[Extracted data entries]
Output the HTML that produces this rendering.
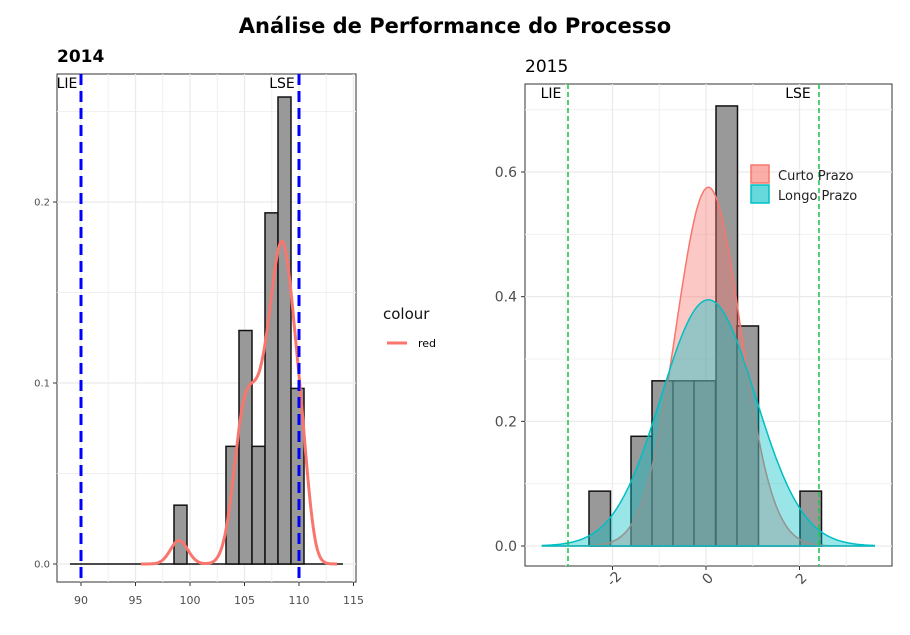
<!DOCTYPE html>
<html><head><meta charset="utf-8"><style>
body{margin:0;background:#fff;width:910px;height:630px;overflow:hidden}
text{font-family:"DejaVu Sans","Liberation Sans",sans-serif}
</style></head><body>
<svg id="s" width="910" height="630" xmlns="http://www.w3.org/2000/svg">
<text x="455" y="33" text-anchor="middle" font-size="21" font-weight="bold">Análise de Performance do Processo</text>
<text x="57" y="62" font-size="17" font-weight="bold">2014</text>
<text x="525" y="72" font-size="17">2015</text>
<g id="L"></g><g id="R"></g>
<text x="383" y="319" font-size="15" fill="#111">colour</text>
<line x1="387" y1="343" x2="407" y2="343" stroke="#f8766d" stroke-width="3"/>
<text x="418" y="347" font-size="11">red</text>
</svg>
<script>
var NS="http://www.w3.org/2000/svg";
function el(p,t,a){var e=document.createElementNS(NS,t);for(var k in a)e.setAttribute(k,a[k]);p.appendChild(e);return e}
function txt(p,x,y,s,a){var e=el(p,"text",Object.assign({x:x,y:y},a||{}));e.textContent=s;return e}
function N(x,m,s){return Math.exp(-0.5*((x-m)/s)**2)/(s*2.5066)}
// LEFT
var L=document.getElementById("L");
var lx=v=>81+(v-90)*10.9, ly=v=>564-v*1810;
el(L,"rect",{x:57,y:74,width:299,height:508,fill:"#fff",stroke:"#333","stroke-width":1});
[[92.5],[97.5],[102.5],[107.5],[112.5]].forEach(a=>el(L,"line",{x1:lx(a[0]),x2:lx(a[0]),y1:74,y2:582,stroke:"#f0f0f0","stroke-width":1}));
[0.05,0.15,0.25].forEach(v=>el(L,"line",{x1:57,x2:356,y1:ly(v),y2:ly(v),stroke:"#f0f0f0"}));
[90,95,100,105,110,115].forEach(v=>{el(L,"line",{x1:lx(v),x2:lx(v),y1:74,y2:582,stroke:"#ebebeb","stroke-width":1.3});el(L,"line",{x1:lx(v),x2:lx(v),y1:582,y2:586,stroke:"#333"});txt(L,lx(v),604,v,{"text-anchor":"middle","font-size":11,fill:"#4d4d4d"})});
[[0,"0.0"],[0.1,"0.1"],[0.2,"0.2"]].forEach(a=>{el(L,"line",{x1:57,x2:356,y1:ly(a[0]),y2:ly(a[0]),stroke:"#ebebeb","stroke-width":1.3});el(L,"line",{x1:53,x2:57,y1:ly(a[0]),y2:ly(a[0]),stroke:"#333"});txt(L,50,ly(a[0])+3.5,a[1],{"text-anchor":"end","font-size":10,fill:"#4d4d4d"})});
el(L,"line",{x1:70,x2:343,y1:564,y2:564,stroke:"#111","stroke-width":1.5});
[[174,0.0325],[226,0.065],[239,0.129],[252,0.065],[265,0.194],[278,0.258],[291,0.097]].forEach(b=>el(L,"rect",{x:b[0],y:ly(b[1]),width:13,height:b[1]*1810,fill:"#999",stroke:"#111","stroke-width":1.5}));
var d="";for(var v=95.5;v<=113.5;v+=0.1){var y=0.026*N(v,99,0.8)+0.2*N(v,105,1.0)+0.15*N(v,106.8,1.0)+0.45*N(v,108.6,1.1)+0.06*N(v,110.3,0.7);d+=(d?"L":"M")+lx(v).toFixed(1)+","+ly(y).toFixed(1)}
el(L,"path",{d:d,fill:"none",stroke:"#f8766d","stroke-width":3});
[81,299].forEach(x=>el(L,"line",{x1:x,x2:x,y1:74,y2:582,stroke:"#00f","stroke-width":3,"stroke-dasharray":"11 6"}));
txt(L,67,88,"LIE",{"text-anchor":"middle","font-size":14});
txt(L,282,88,"LSE",{"text-anchor":"middle","font-size":14});
// RIGHT
var R=document.getElementById("R");
var rx=v=>706+v*46.75, ry=v=>546-v*623.3;
el(R,"rect",{x:525,y:84,width:367,height:482,fill:"#fff",stroke:"#333"});
[-3,-1,1,3].forEach(v=>el(R,"line",{x1:rx(v),x2:rx(v),y1:84,y2:566,stroke:"#f0f0f0"}));
[0.1,0.3,0.5,0.7].forEach(v=>el(R,"line",{x1:525,x2:892,y1:ry(v),y2:ry(v),stroke:"#f0f0f0"}));
[-2,0,2].forEach(v=>{el(R,"line",{x1:rx(v),x2:rx(v),y1:84,y2:566,stroke:"#ebebeb","stroke-width":1.3});el(R,"line",{x1:rx(v),x2:rx(v),y1:566,y2:570,stroke:"#333"});txt(R,0,0,v==-2?"-2":v,{transform:"translate("+(rx(v)+5)+",582) rotate(-45)","text-anchor":"middle","font-size":14,fill:"#4d4d4d"})});
[[0,"0.0"],[0.2,"0.2"],[0.4,"0.4"],[0.6,"0.6"]].forEach(a=>{el(R,"line",{x1:525,x2:892,y1:ry(a[0]),y2:ry(a[0]),stroke:"#ebebeb","stroke-width":1.3});el(R,"line",{x1:521,x2:525,y1:ry(a[0]),y2:ry(a[0]),stroke:"#333"});txt(R,517,ry(a[0])+5,a[1],{"text-anchor":"end","font-size":14,fill:"#4d4d4d"})});
[[589,0.088],[631,0.176],[652,0.265],[673,0.265],[694,0.265],[716,0.706],[737,0.353],[800,0.088]].forEach(b=>el(R,"rect",{x:b[0],y:ry(b[1]),width:21.5,height:b[1]*623.3,fill:"#999",stroke:"#111","stroke-width":1.5}));
el(R,"line",{x1:589,x2:822,y1:546,y2:546,stroke:"#111","stroke-width":1.5});
function curve(s,fill,st){var d="M"+rx(-3.5)+","+ry(0);for(var v=-3.5;v<=3.61;v+=0.05)d+="L"+rx(v).toFixed(1)+","+ry(N(v,0.05,s)).toFixed(1);d+="L"+rx(3.6)+","+ry(0)+"Z";el(R,"path",{d:d,fill:fill,"fill-opacity":0.4,stroke:st,"stroke-width":1.5})}
curve(0.693,"#f8766d","#f8766d");
curve(1.01,"#00bfc4","#00bfc4");
[568,819].forEach(x=>el(R,"line",{x1:x,x2:x,y1:84,y2:566,stroke:"#22c64a","stroke-width":1.6,"stroke-dasharray":"5 3"}));
txt(R,551,98,"LIE",{"text-anchor":"middle","font-size":14});
txt(R,798,98,"LSE",{"text-anchor":"middle","font-size":14});
el(R,"rect",{x:751,y:165,width:18,height:18,fill:"#f8766d","fill-opacity":0.6,stroke:"#f8766d","stroke-width":1.5});
el(R,"rect",{x:751,y:185,width:18,height:18,fill:"#00bfc4","fill-opacity":0.6,stroke:"#00bfc4","stroke-width":1.5});
txt(R,778,180,"Curto Prazo",{"font-size":13,fill:"#222"});
txt(R,778,200,"Longo Prazo",{"font-size":13,fill:"#222"});
</script>
</body></html>
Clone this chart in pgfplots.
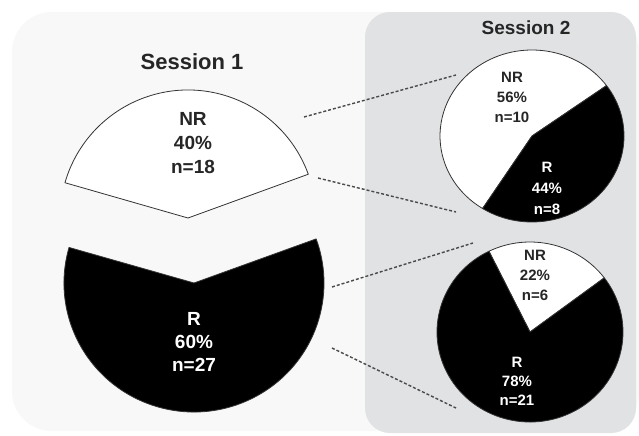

_PROBLEM TO WORK ON_. From the entries, copy out each line containing the word "this".

_EXERCISE SOLUTION_.
Output the HTML that produces this rendering.
Clone this chart in pgfplots.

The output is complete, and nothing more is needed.